Chapter 13 Bankruptcy
Chapter 13, known as reorganization bankruptcy, doesn’t erase debts outright but instead creates a repayment plan based on your income. You’ll likely pay a fraction of your overall credit card debt over 36-60 months. Successful completion of the plan results in the discharge of the remaining debt.
Qualifying for Bankruptcy
Chapter 7 Eligibility
To qualify for Chapter 7, your average income must typically be below the median income for your state, and you must not have sufficient disposable income. The “means test” is used to assess your eligibility. Even if your income is above the median, you might still qualify based on your expenses and disposable income.
Filing Without an Attorney
While it’s beneficial to hire a bankruptcy attorney, it’s not mandatory. The average cost for a Chapter 7 case is between $1,200 and $1,500. However, organizations like Upsolve can assist you in preparing your bankruptcy forms for free if you can’t afford an attorney.
Considerations Before Filing
Before deciding to file for bankruptcy, consider:
- The long-term impact on your credit score.
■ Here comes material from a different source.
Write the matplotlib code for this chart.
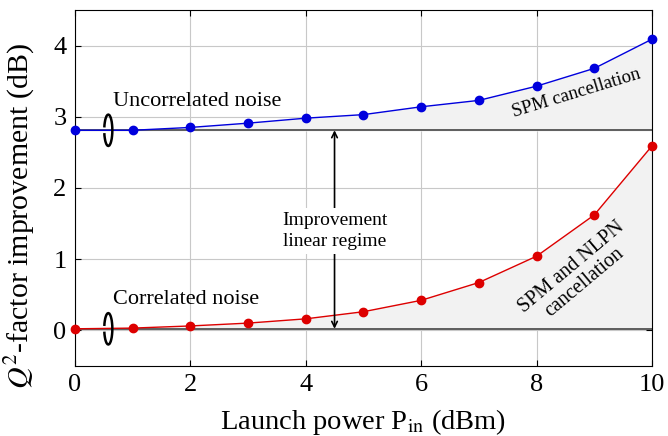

- The possibility of having to liquidate assets in Chapter 7.
- The requirement to adhere to a strict budget under Chapter 13.
- Alternative debt relief options, such as debt management or settlement programs.
- Seeking advice from a credit counselor or bankruptcy attorney.
Bankruptcy can offer a fresh start for those drowning in credit card debt. However, it’s a decision that requires careful consideration of your financial situation and long-term goals. Assess your options, understand the implications, and seek professional advice to make an informed decision.